For instance, the Romans adopted many Greek myths as a result of their exposure to Hellenic culture through the Greek presence in Italy and later Roman conquest of the city-states of Macedonia and Greece. The Romans also united Greek deities with their own corresponding gods.
The Roman pagan gods and goddesses were categorized in different ways. The “Di Consentes” was made up of the 12 principal Roman gods and goddesses at the center of the Roman Pantheon, while the “Di Selecti” was thought to be the 20 principal gods. Even though they were taken from the Greeks, the 12 Roman gods and goddesses have pre-Hellenic origins, possibly in the religions of people from the Lycian and Hittite regions of Anatolia. 
The three main Roman gods and goddesses are called the Capitoline Triad, and they include Jupiter, Juno, and Minerva. It replaced the Archaic Triad of Jupiter, Mars, and Quirinus, an earlier Roman god who originated in Sabine mythology. The six male and six female deities occasionally appeared in pairs, like Jupiter and Juno, Neptune and Minerva, Mars and Venus, Apollo and Diana, Vulcan and Vesta, and Mercury and Ceres.  Take a look at the list below to learn more about each of the 12 major gods of ancient Rome.
1. Jupiter – God of Thunder and Lightning / King of the Gods
In ancient Greece, Jupiter is the equivalent of Zeus, the father of the gods and the god of the sky and thunder. In Latin, he is known as Luppiter, which means “sky father.”  He was the supreme deity of the ancient Romans and was sovereign over all other gods and men. 
How Jupiter Came Into Being
Jupiter’s father, Saturn, who had been forewarned that one of his offspring would overthrow him, nearly devoured him, but Jupiter escaped. Jupiter returned as an adult to take revenge, forcing his father to regurgitate his older siblings. Along with his brothers and sisters, they defeated Saturn and the Titans and imprisoned them in Tartarus.

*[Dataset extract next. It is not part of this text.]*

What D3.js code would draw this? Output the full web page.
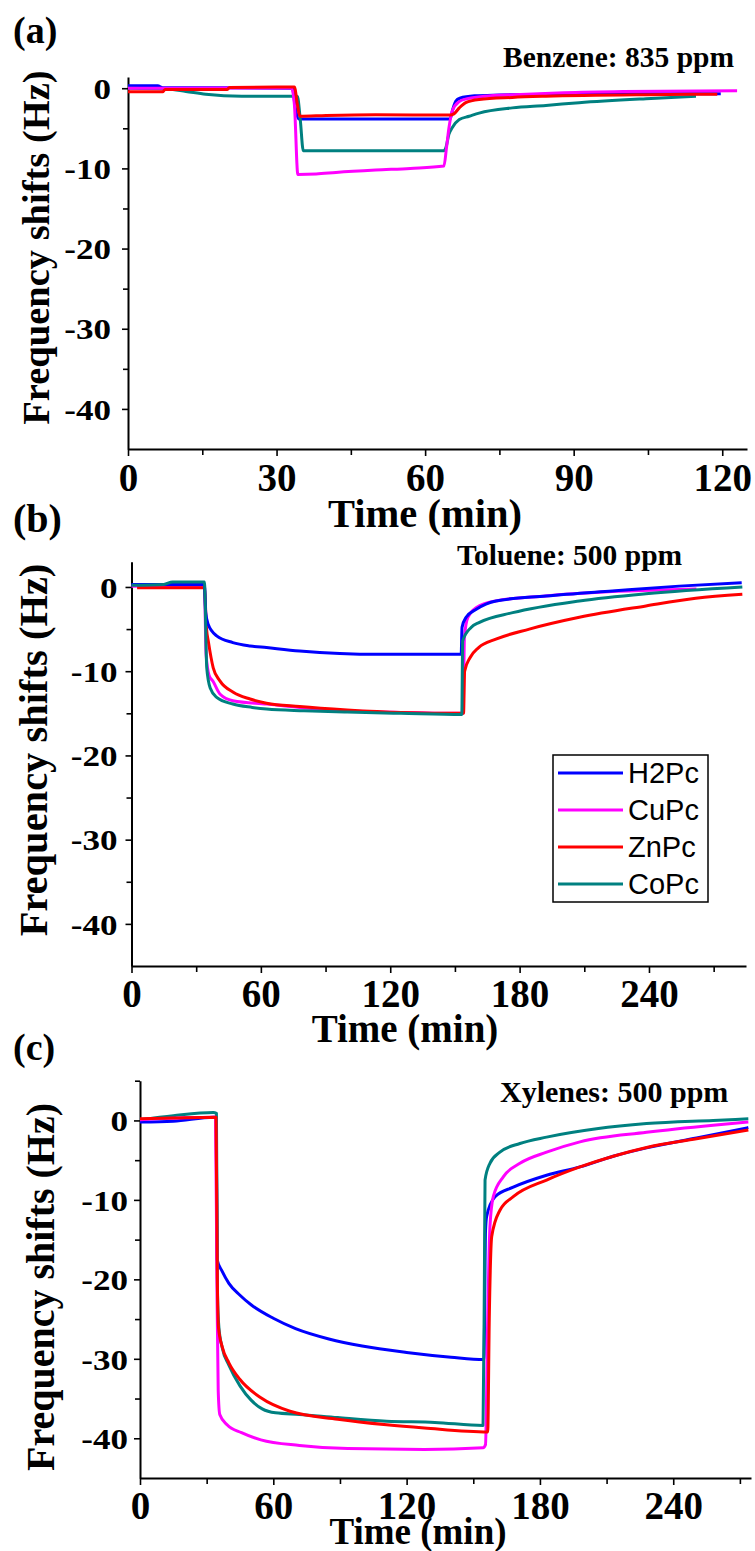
<!DOCTYPE html>
<html>
<head>
<meta charset="utf-8">
<script src="https://d3js.org/d3.v7.min.js"></script>
<style>
  html,body{margin:0;padding:0;background:#fff;}
  svg{display:block;}
</style>
</head>
<body>
<svg id="chart" width="755" height="1551"></svg>
<script>
// ---------------- DATA ----------------
const seriesNames = ["H2Pc", "CuPc", "ZnPc", "CoPc"];
const seriesColors = ["#0000FF", "#FF00FF", "#FF0000", "#008080"];

// Panel (a) Benzene 835 ppm  -- [time (min), frequency shift (Hz)]
const benzeneH2Pc = [[0,0.3],[6,0.3],[7,0.05],[20,0.05],[33.2,0.0],[33.8,-2.5],[34.5,-3.85],[45,-3.85],[55,-3.85],[65,-3.85],[65.6,-2.6],[66.2,-1.6],[67,-1.25],[70,-0.95],[75,-0.85],[85,-0.75],[100,-0.7],[119.7,-0.7]];
const benzeneCuPc = [[0,0],[10,0],[33,0.05],[33.6,-2],[34.3,-10.75],[38,-10.7],[42,-10.5],[50,-10.2],[57,-10.0],[63.8,-9.7],[64.3,-7.5],[64.8,-5],[65.5,-2.8],[66.8,-1.7],[68.5,-1.3],[72,-1.0],[78,-0.8],[88,-0.55],[100,-0.4],[123,-0.3]];
const benzeneZnPc = [[0,-0.45],[7,-0.45],[7.5,-0.15],[20,-0.15],[20.5,0.1],[33.6,0.15],[34.2,-2],[34.7,-3.5],[40,-3.4],[50,-3.3],[65,-3.35],[65.8,-3.2],[66.9,-2.45],[68.2,-1.8],[70.9,-1.4],[77.6,-1.15],[84.4,-1.0],[104.6,-0.8],[119,-0.75]];
const benzeneCoPc = [[0,0],[8,-0.1],[11.7,-0.4],[15.7,-0.75],[23,-1.0],[34.2,-1.0],[34.8,-4],[35.4,-7.8],[45,-7.8],[63.8,-7.8],[64.2,-7.4],[64.8,-5.75],[65.5,-4.9],[66.9,-3.9],[68.9,-3.5],[70.9,-3.1],[77.6,-2.45],[84.4,-2.15],[91.1,-1.8],[104.6,-1.3],[114.7,-1.0]];

// Panel (b) Toluene 500 ppm
const tolueneH2Pc = [[0,0.3],[10,0.3],[33.8,0.3],[34.4,-3],[35.5,-4.4],[39.5,-5.8],[47,-6.6],[55,-7.0],[62.6,-7.2],[78,-7.6],[96.6,-7.9],[115,-8.0],[152.9,-8.0],[153.3,-4.8],[155.2,-3.6],[159.9,-2.65],[169,-1.66],[192.3,-1.07],[223,-0.47],[254,0.1],[283,0.5]];
const tolueneCuPc = [[0,0.1],[33.8,0.2],[34.6,-8],[36,-10.5],[37.8,-11.2],[41,-12.7],[47,-13.5],[62.7,-13.9],[78,-14.3],[100,-14.7],[125,-14.9],[153.8,-15.0],[154.4,-6],[156,-3.6],[160,-2.45],[169,-1.66],[192,-1.07],[223,-0.55],[254,-0.3],[262,-0.25]];
const tolueneZnPc = [[2.6,-0.1],[33.8,-0.1],[34.8,-5],[35.6,-6.4],[37.9,-9.6],[41,-11.15],[47.2,-12.5],[55,-13.3],[62.6,-13.8],[78,-14.2],[100,-14.6],[125,-14.9],[154,-15.0],[154.5,-10],[157,-8.4],[161,-7.2],[169,-6.2],[184.5,-5.0],[207.7,-3.6],[238.6,-2.25],[261.7,-1.35],[283.3,-0.87]];
const tolueneCoPc = [[0,0.2],[15,0.3],[19,0.6],[33.8,0.6],[34.9,-9.6],[36.5,-12],[39.5,-13.1],[47,-13.9],[56,-14.3],[62.7,-14.5],[80,-14.7],[100,-14.85],[125,-15.0],[153.2,-15.15],[153.6,-6.4],[157.5,-4.8],[161.4,-4.2],[176.8,-3.05],[207.7,-1.66],[238.6,-0.8],[283.3,0.0]];

// Panel (c) Xylenes 500 ppm
const xylenesH2Pc = [[0,-0.2],[15,-0.1],[33,0.4],[34.3,0.4],[34.7,-17.5],[37,-19],[40,-20.5],[45,-22],[50,-23.2],[60,-24.9],[70,-26.2],[85,-27.5],[100,-28.4],[120,-29.2],[140,-29.8],[154.8,-30.1],[155.5,-14],[156,-12.1],[159.8,-9.6],[168,-8.4],[183,-6.9],[198,-5.85],[213,-4.5],[228,-3.45],[250.5,-2.2],[273.8,-0.9]];
const xylenesCuPc = [[0,0.1],[34,0.4],[34.6,-20],[35.2,-34],[35.9,-37],[39.2,-38.3],[45.7,-39.3],[54.4,-40.2],[71.8,-40.9],[93.5,-41.3],[128,-41.4],[154.4,-41.2],[155.5,-40.8],[156.5,-25],[157.5,-13.4],[159,-9.6],[163.5,-7.1],[171,-5.4],[183,-4.0],[198,-2.7],[228,-1.5],[258,-0.6],[273.8,-0.2]];
const xylenesZnPc = [[0,0.2],[15,0.3],[34.2,0.4],[34.8,-20],[35.3,-26],[37,-28.5],[40,-30.5],[45,-32.6],[54.4,-34.9],[67.5,-36.6],[89,-37.6],[111,-38.3],[128,-38.7],[156.5,-39.2],[157.2,-25],[158.3,-14.6],[162,-11.3],[168,-9.6],[183,-7.5],[198,-5.85],[213,-4.5],[228,-3.4],[250.5,-2.3],[273.8,-1.2]];
const xylenesCoPc = [[0,0.1],[15,0.6],[33,1.0],[34.4,0.9],[34.9,-22],[35.5,-26],[37,-28.6],[40,-30.8],[45,-33.4],[50,-35.2],[55,-36.3],[61,-36.8],[71.8,-37.0],[89,-37.4],[111,-37.85],[132.7,-38.0],[154.4,-38.4],[155,-20],[155.3,-7.5],[157.5,-5.4],[162,-4.0],[171,-2.9],[183,-2.1],[205.5,-1.05],[228,-0.4],[258,0],[273.8,0.2]];

// Ticks
const xTicksA = [0, 30, 60, 90, 120];
const xMinorA = [15, 45, 75, 105];
const xTicksBC = [0, 60, 120, 180, 240];
const xMinorBC = [30, 90, 150, 210, 270];
const yTicks = [0, -10, -20, -30, -40];
const yMinor = [-5, -15, -25, -35];
const yMinorC = [5, -5, -15, -25, -35];

const panelLetters = ["(a)", "(b)", "(c)"];
const gasLabels = ["Benzene: 835 ppm", "Toluene: 500 ppm", "Xylenes: 500 ppm"];
const xTitle = "Time (min)";
const yTitle = "Frequency shifts (Hz)";

// ---------------- DRAW ----------------
const svg = d3.select("#chart");
const SERIF = "'Liberation Serif','Times New Roman',serif";
const SANS = "'Liberation Sans',Arial,sans-serif";

const panels = [
  { data:[benzeneH2Pc,benzeneCuPc,benzeneZnPc,benzeneCoPc], order:[0,3,1,2],
    xDom:[0,125], xRange:[128,747], yDom:[-45,1.4], yRange:[449,77],
    xT:xTicksA, xM:xMinorA, yM:yMinor, yLabGap:17, xLabBase:42,
    xTitleX:425, xTitleY:527, xTitleSize:40.5,
    yTitleX:49, yTitleY:247.5, yTitleSize:38.5,
    letterY:43, letterSize:38, gasX:503, gasY:67, gasSize:29.5 },
  { data:[tolueneH2Pc,tolueneCuPc,tolueneZnPc,tolueneCoPc], order:[1,2,0,3],
    xDom:[0,285], xRange:[131.5,746], yDom:[-45,3], yRange:[966,561.7],
    xT:xTicksBC, xM:xMinorBC, yM:yMinor, yLabGap:14, xLabBase:41,
    xTitleX:405, xTitleY:1042, xTitleSize:39,
    yTitleX:47, yTitleY:750, yTitleSize:40.5,
    letterY:532, letterSize:40, gasX:457, gasY:565, gasSize:29.5, legend:true },
  { data:[xylenesH2Pc,xylenesCuPc,xylenesZnPc,xylenesCoPc], order:[0,3,1,2],
    xDom:[0,275], xRange:[140,751], yDom:[-45,5], yRange:[1478,1080.7],
    xT:xTicksBC, xM:xMinorBC, yM:yMinorC, yLabGap:12, xLabBase:41,
    xTitleX:418, xTitleY:1544, xTitleSize:37,
    yTitleX:53.5, yTitleY:1287, yTitleSize:40,
    letterY:1060, letterSize:38, gasX:500, gasY:1102, gasSize:30 }
];

panels.forEach((p, pi) => {
  const x = d3.scaleLinear().domain(p.xDom).range(p.xRange);
  const y = d3.scaleLinear().domain(p.yDom).range(p.yRange);
  const g = svg.append("g");
  const x0 = x(0), yBottom = p.yRange[0];

  const xAxis = g.append("g").attr("transform", `translate(0,${yBottom})`)
    .call(d3.axisBottom(x).tickValues(p.xT).tickSize(7).tickSizeOuter(0).tickPadding(4).tickFormat(d => String(d)));
  g.append("g").attr("transform", `translate(0,${yBottom})`)
    .call(d3.axisBottom(x).tickValues(p.xM).tickSize(6).tickSizeOuter(0).tickFormat(""))
    .call(s => s.select(".domain").remove());
  const yAxis = g.append("g").attr("transform", `translate(${x0},0)`)
    .call(d3.axisLeft(y).tickValues(yTicks).tickSize(6).tickSizeOuter(0).tickFormat(d => String(d)));
  g.append("g").attr("transform", `translate(${x0},0)`)
    .call(d3.axisLeft(y).tickValues(p.yM).tickSize(5).tickSizeOuter(0).tickFormat(""))
    .call(s => s.select(".domain").remove());

  g.selectAll(".domain").attr("stroke", "#000").attr("stroke-width", 2);
  g.selectAll(".tick line").attr("stroke", "#000").attr("stroke-width", 1.6);

  xAxis.selectAll(".tick text")
    .attr("font-family", SERIF).attr("font-weight", "bold").attr("font-size", 39)
    .attr("fill", "#000").attr("dy", null).attr("y", p.xLabBase);
  yAxis.selectAll(".tick text")
    .attr("font-family", SERIF).attr("font-weight", "bold").attr("font-size", 30)
    .attr("fill", "#000").attr("x", 0).attr("dy", "0.34em")
    .attr("text-anchor", "end")
    .attr("transform", `translate(${-p.yLabGap},0) scale(1.17,1)`);

  const line = d3.line().x(d => x(d[0])).y(d => y(d[1])).curve(d3.curveMonotoneX);
  p.order.forEach(si => {
    g.append("path").datum(p.data[si])
      .attr("fill", "none").attr("stroke", seriesColors[si])
      .attr("stroke-width", 3).attr("stroke-linejoin", "round")
      .attr("d", line);
  });

  g.append("text").attr("x", p.xTitleX).attr("y", p.xTitleY)
    .attr("text-anchor", "middle").attr("font-family", SERIF).attr("font-weight", "bold")
    .attr("font-size", p.xTitleSize).text(xTitle);
  g.append("text").attr("transform", `translate(${p.yTitleX},${p.yTitleY}) rotate(-90)`)
    .attr("text-anchor", "middle").attr("font-family", SERIF).attr("font-weight", "bold")
    .attr("font-size", p.yTitleSize).text(yTitle);
  g.append("text").attr("x", 13).attr("y", p.letterY)
    .attr("font-family", SERIF).attr("font-weight", "bold")
    .attr("font-size", p.letterSize).text(panelLetters[pi]);
  g.append("text").attr("x", p.gasX).attr("y", p.gasY)
    .attr("font-family", SERIF).attr("font-weight", "bold")
    .attr("font-size", p.gasSize).text(gasLabels[pi]);

  if (p.legend) {
    const lg = g.append("g");
    lg.append("rect").attr("x", 553).attr("y", 755).attr("width", 155).attr("height", 147)
      .attr("fill", "#fff").attr("stroke", "#000").attr("stroke-width", 1.5);
    seriesNames.forEach((n, i) => {
      const cy = 773 + i * 37;
      lg.append("line").attr("x1", 558).attr("x2", 623).attr("y1", cy).attr("y2", cy)
        .attr("stroke", seriesColors[i]).attr("stroke-width", 3);
      lg.append("text").attr("x", 628).attr("y", cy).attr("dy", "0.36em")
        .attr("font-family", SANS).attr("font-size", 29).text(n);
    });
  }
});
</script>
</body>
</html>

Jupiter’s Portrayal and Symbolism
The ancient Roman people believed that Jupiter made them “superior” as they had honored him more than any other civilization. For them, he was also the personification of the sense of the divinity of Rome. Jupiter was famous for wielding thunderbolts as a weapon and for being the national god of Rome until Christianity was introduced.  A lightning bolt was his main weapon, which he would throw down to earth. He was also associated with rain and thunderstorms. 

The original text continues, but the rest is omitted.